In un impianto metodologico così sofisticato la storia delle persone ritratte è rappresentata con l’impegno di renderne le caratteristiche soggettive: ecco dunque alcuni volti corrucciati, altri spavaldi, altri in sofferenza o assorti. Gli occhi hanno un ruolo peculiare e viene affidata loro una funzione interattiva, talvolta con la scena della devozione, talaltra con noi stessi che siamo chiamati a farci una impressione della personalità del soggetto rappresentato.

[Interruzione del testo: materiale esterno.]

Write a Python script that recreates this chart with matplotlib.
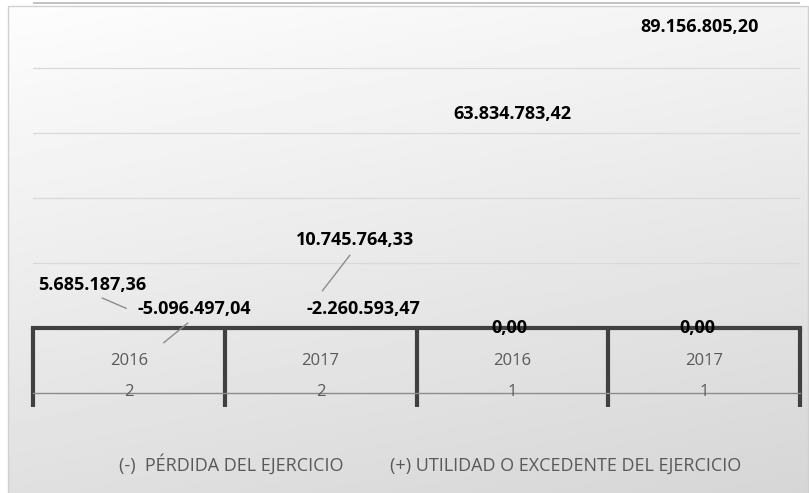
import numpy as np
import matplotlib
matplotlib.use('Agg')
import matplotlib.pyplot as plt

# %% Data
years = ['2016', '2017', '2016', '2017']
groups = ['2', '2', '1', '1']
series_names = ['(-)  PÉRDIDA DEL EJERCICIO', '(+) UTILIDAD O EXCEDENTE DEL EJERCICIO']
perdida = [-5096497.04, -2260593.47, 0.00, 0.00]
utilidad = [5685187.36, 10745764.33, 63834783.42, 89156805.20]

# label offsets (pixels) from each bar end, as the labels were dragged in the original
perdida_off = [(33, 36), (10, 26), (-36, 0), (-39, 0)]
utilidad_off = [(-37, 25), (34, 53), (0, 7), (-5, 11)]
perdida_leader = [True, False, False, False]
utilidad_leader = [True, True, False, False]


def fmt(v):
    # spanish number format 1.234.567,89
    s = f"{abs(v):,.2f}".replace(',', 'X').replace('.', ',').replace('X', '.')
    return ('-' if v < 0 else '') + s


W, H = 809, 493
plt.rcParams['font.family'] = ['Open Sans', 'DejaVu Sans']
fig = plt.figure(figsize=(W / 100, H / 100), dpi=100)
fig.patch.set_facecolor('white')

# %% chart area background (gradient)
bg = fig.add_axes([0, 0, 1, 1], zorder=0)
bg.set_xlim(0, W)
bg.set_ylim(H, 0)
bg.axis('off')
fx = np.linspace(0, 1, 200)
fy = np.linspace(0, 1, 200)
gx, gy = np.meshgrid(fx, fy)
tl, tr, bl, br = 253, 243, 224, 214
grad = (tl * (1 - gx) * (1 - gy) + tr * gx * (1 - gy) + bl * (1 - gx) * gy + br * gx * gy) / 255
bg.imshow(grad, cmap='gray', vmin=0, vmax=1, extent=(8, 808, 493, 6), aspect='auto', interpolation='bilinear')
bg.add_patch(plt.Rectangle((8, 6), 800, 490, fill=False, ec='#d0d0d0', lw=1))

# %% plot area
left, right, bottom = 33, 800, 328
top_val = 100.8e6
px_per = 325 / 100e6
height_px = top_val * px_per
ax = fig.add_axes([left / W, 1 - bottom / H, (right - left) / W, height_px / H], zorder=1)
ax.set_facecolor('none')
ax.set_xlim(-0.5, 3.5)
ax.set_ylim(0, top_val)

x = np.arange(len(years))
xp = x + 0.17
b1 = ax.bar(xp, perdida, width=0.3, color='none', edgecolor='none', label=series_names[0])
b2 = ax.bar(x, utilidad, width=0.3, color='none', edgecolor='none', label=series_names[1])

# gridlines
for g in [20e6, 40e6, 60e6, 80e6]:
    ax.axhline(g, color='#d9d9d9', lw=0.9, zorder=0.5)
ax.axhline(100e6, color='#bdbdbd', lw=1.3, zorder=0.5)

for s in ['left', 'right', 'top']:
    ax.spines[s].set_visible(False)
ax.spines['bottom'].set_color('#404040')
ax.spines['bottom'].set_linewidth(3)
ax.set_yticks([])
ax.set_xticks(np.arange(-0.5, 4, 1))
ax.set_xticklabels([])
ax.tick_params(axis='x', direction='out', length=79 * 0.72, width=3, color='#404040')

# multi level category labels
for i in range(len(years)):
    ax.annotate(years[i], xy=(x[i], 0), xycoords=('data', 'axes fraction'), xytext=(0, -33),
                textcoords='offset pixels', ha='center', va='center', fontsize=12, color='#595959')
    ax.annotate(groups[i], xy=(x[i], 0), xycoords=('data', 'axes fraction'), xytext=(0, -64),
                textcoords='offset pixels', ha='center', va='center', fontsize=12, color='#595959')
ax.plot([-0.5, 3.5], [-65 / height_px, -65 / height_px], transform=ax.get_xaxis_transform(),
        color='#8c8c8c', lw=1, clip_on=False)

# %% data labels
def put_labels(xs, vals, offs, leaders):
    for xi, v, o, ld in zip(xs, vals, offs, leaders):
        ap = None
        if ld:
            ap = dict(arrowstyle='-', color='#8c8c8c', lw=1, relpos=(0.5, 0), shrinkA=3, shrinkB=2)
        ax.annotate(fmt(v), xy=(xi, v), xytext=o, textcoords='offset pixels', ha='center', va='center',
                    fontsize=13, fontweight='bold', color='black', arrowprops=ap, annotation_clip=False,
                    zorder=5)


put_labels(xp, perdida, perdida_off, perdida_leader)
put_labels(x, utilidad, utilidad_off, utilidad_leader)

# %% legend
leg = fig.legend(handles=[b1, b2], loc='center', bbox_to_anchor=(430 / W, 1 - 464 / H), ncol=2,
                 frameon=False, handlelength=0, handletextpad=0, columnspacing=2.6, fontsize=13)
for t in leg.get_texts():
    t.set_color('#595959')

fig.savefig('out.png', dpi=100)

Le scelte cromatiche non sono univoche: a volte prevalgono toni verdastri, emaciati; in altri casi il rosso e i toni vivaci vogliono conferire vitalità se non vitalismo alla o al protagonista.
La mostra poi ci propone una serie di confronti attraverso i quali noi possiamo vedere le divergenze, nettissime nel caso di Moretto, di Tintoretto o di Veronese, e le promiscuità nel caso di Tiziano Vecellio e di Lorenzo Lotto, maestri con i quali il confronto è più ricco e articolato: vediamo differenze che potremmo definire ideologiche (i concetti di realismo e di vero meriterebbero una adeguata riflessione) e anche di magistero mescolarsi con scelte e soprattutto con risultati pittorici condivisi.